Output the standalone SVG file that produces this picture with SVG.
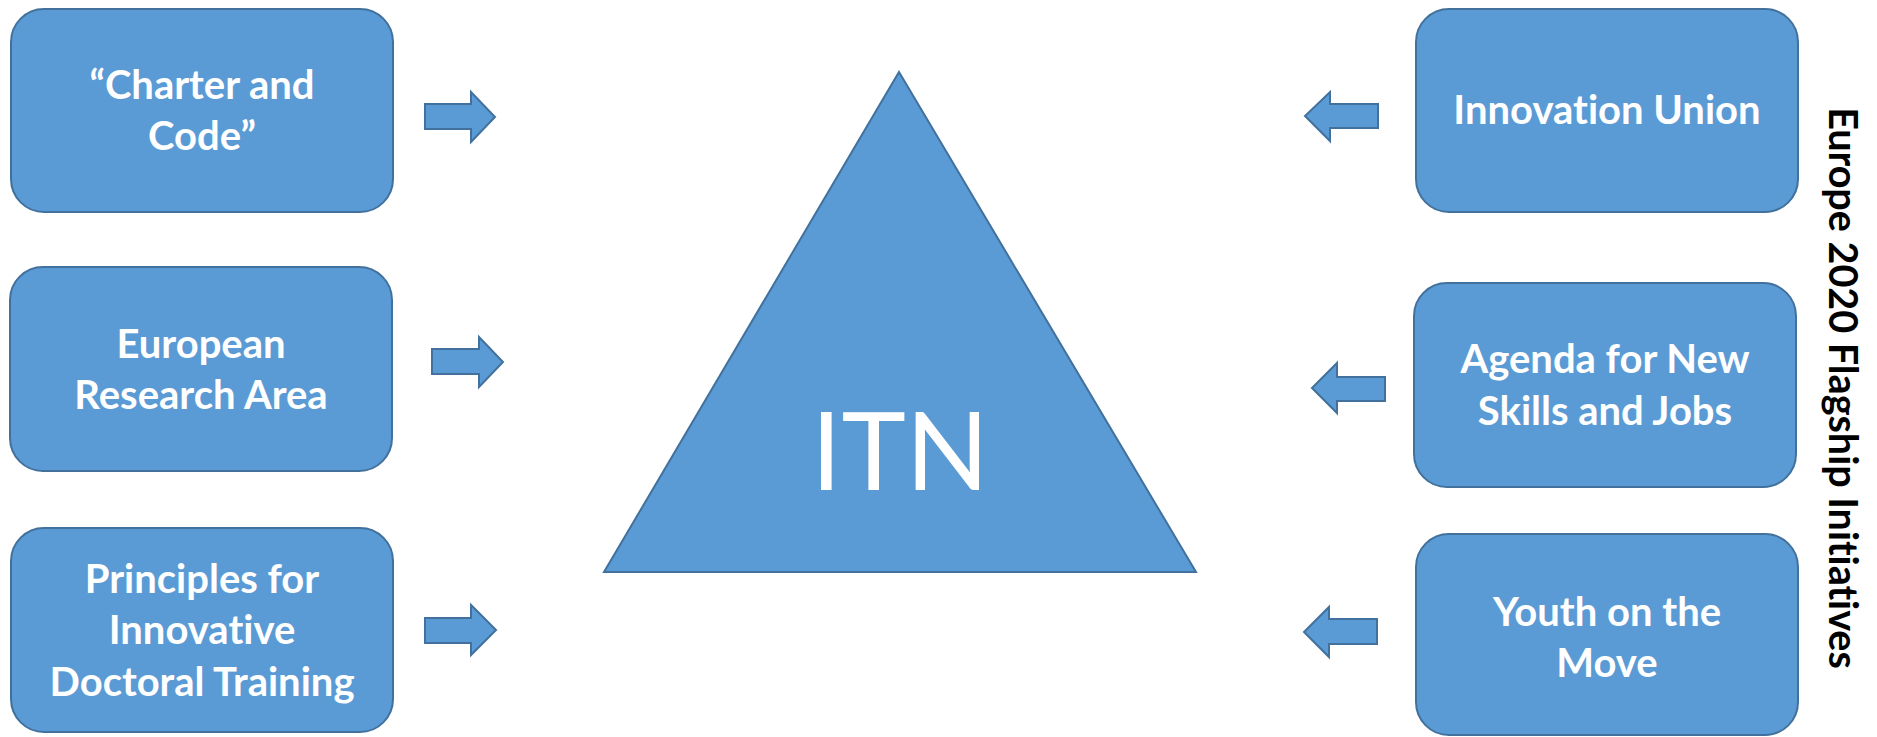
<svg xmlns="http://www.w3.org/2000/svg" width="1877" height="737" viewBox="0 0 1877 737">
<style>
.box{fill:#5B9BD5;stroke:#41719C;stroke-width:2}
.arr{fill:#5B9BD5;stroke:#41719C;stroke-width:2;stroke-linejoin:miter}
text{font-family:Lato,"Open Sans",sans-serif;font-variant-ligatures:none;font-feature-settings:"liga" 0,"dlig" 0}
.t{font-weight:bold;font-size:40px;fill:#fff;text-anchor:middle}
.itn{font-size:109px;fill:#fff;text-anchor:middle}
.side{font-weight:bold;font-size:39.5px;fill:#000;text-anchor:middle}
</style>
<rect width="1877" height="737" fill="#fff"/>
<g id="itn">
<polygon class="box" points="899,72 1196,572 604,572"/>
<text class="itn" x="900" y="490">ITN</text>
</g>
<g id="charter">
<rect class="box" x="11" y="9" width="382" height="203" rx="33"/>
<text class="t" x="202" y="99">“Charter and</text>
<text class="t" x="202" y="150">Code”</text>
</g>
<g id="era">
<rect class="box" x="10" y="267" width="382" height="204" rx="33"/>
<text class="t" x="201" y="358">European</text>
<text class="t" x="201" y="409">Research Area</text>
</g>
<g id="principles">
<rect class="box" x="11" y="528" width="382" height="204" rx="33"/>
<text class="t" x="202" y="593">Principles for</text>
<text class="t" x="202" y="644">Innovative</text>
<text class="t" x="202" y="696">Doctoral Training</text>
</g>
<g id="innovation">
<rect class="box" x="1416" y="9" width="382" height="203" rx="33"/>
<text class="t" x="1607" y="124">Innovation Union</text>
</g>
<g id="agenda">
<rect class="box" x="1414" y="283" width="382" height="204" rx="33"/>
<text class="t" x="1605" y="373">Agenda for New</text>
<text class="t" x="1605" y="425">Skills and Jobs</text>
</g>
<g id="youth">
<rect class="box" x="1416" y="534" width="382" height="201" rx="33"/>
<text class="t" x="1607" y="626">Youth on the</text>
<text class="t" x="1607" y="677">Move</text>
</g>
<g id="label">
<text class="side" transform="translate(1829,388) rotate(90)" x="0" y="0">Europe 2020 Flagship Initiatives</text>
</g>
<g id="connectors">
<polygon class="arr" points="425,104 471,104 471,92 495,117 471,142 471,129 425,129"/>
<polygon class="arr" points="432,349 479,349 479,337 503,362 479,387 479,374 432,374"/>
<polygon class="arr" points="425,618 471,618 471,605 496,630 471,655 471,643 425,643"/>
<polygon class="arr" points="1378,104 1330,104 1330,92 1305,116 1330,141 1330,128 1378,128"/>
<polygon class="arr" points="1385,377 1337,377 1337,363 1312,388 1337,413 1337,401 1385,401"/>
<polygon class="arr" points="1377,619 1329,619 1329,607 1304,632 1329,657 1329,644 1377,644"/>
</g>
</svg>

..............................

Each line of the material must be retyped exactly, except that images are omitted.

◆ **Task result**:
Output the standalone SVG file that produces this picture with SVG.
<svg xmlns="http://www.w3.org/2000/svg" width="1877" height="737" viewBox="0 0 1877 737">
<style>
.box{fill:#5B9BD5;stroke:#41719C;stroke-width:2}
.arr{fill:#5B9BD5;stroke:#41719C;stroke-width:2;stroke-linejoin:miter}
text{font-family:Lato,"Open Sans",sans-serif;font-variant-ligatures:none;font-feature-settings:"liga" 0,"dlig" 0}
.t{font-weight:bold;font-size:40px;fill:#fff;text-anchor:middle}
.itn{font-size:109px;fill:#fff;text-anchor:middle}
.side{font-weight:bold;font-size:39.5px;fill:#000;text-anchor:middle}
</style>
<rect width="1877" height="737" fill="#fff"/>
<g id="itn">
<polygon class="box" points="899,72 1196,572 604,572"/>
<text class="itn" x="900" y="490">ITN</text>
</g>
<g id="charter">
<rect class="box" x="11" y="9" width="382" height="203" rx="33"/>
<text class="t" x="202" y="99">“Charter and</text>
<text class="t" x="202" y="150">Code”</text>
</g>
<g id="era">
<rect class="box" x="10" y="267" width="382" height="204" rx="33"/>
<text class="t" x="201" y="358">European</text>
<text class="t" x="201" y="409">Research Area</text>
</g>
<g id="principles">
<rect class="box" x="11" y="528" width="382" height="204" rx="33"/>
<text class="t" x="202" y="593">Principles for</text>
<text class="t" x="202" y="644">Innovative</text>
<text class="t" x="202" y="696">Doctoral Training</text>
</g>
<g id="innovation">
<rect class="box" x="1416" y="9" width="382" height="203" rx="33"/>
<text class="t" x="1607" y="124">Innovation Union</text>
</g>
<g id="agenda">
<rect class="box" x="1414" y="283" width="382" height="204" rx="33"/>
<text class="t" x="1605" y="373">Agenda for New</text>
<text class="t" x="1605" y="425">Skills and Jobs</text>
</g>
<g id="youth">
<rect class="box" x="1416" y="534" width="382" height="201" rx="33"/>
<text class="t" x="1607" y="626">Youth on the</text>
<text class="t" x="1607" y="677">Move</text>
</g>
<g id="label">
<text class="side" transform="translate(1829,388) rotate(90)" x="0" y="0">Europe 2020 Flagship Initiatives</text>
</g>
<g id="connectors">
<polygon class="arr" points="425,104 471,104 471,92 495,117 471,142 471,129 425,129"/>
<polygon class="arr" points="432,349 479,349 479,337 503,362 479,387 479,374 432,374"/>
<polygon class="arr" points="425,618 471,618 471,605 496,630 471,655 471,643 425,643"/>
<polygon class="arr" points="1378,104 1330,104 1330,92 1305,116 1330,141 1330,128 1378,128"/>
<polygon class="arr" points="1385,377 1337,377 1337,363 1312,388 1337,413 1337,401 1385,401"/>
<polygon class="arr" points="1377,619 1329,619 1329,607 1304,632 1329,657 1329,644 1377,644"/>
</g>
</svg>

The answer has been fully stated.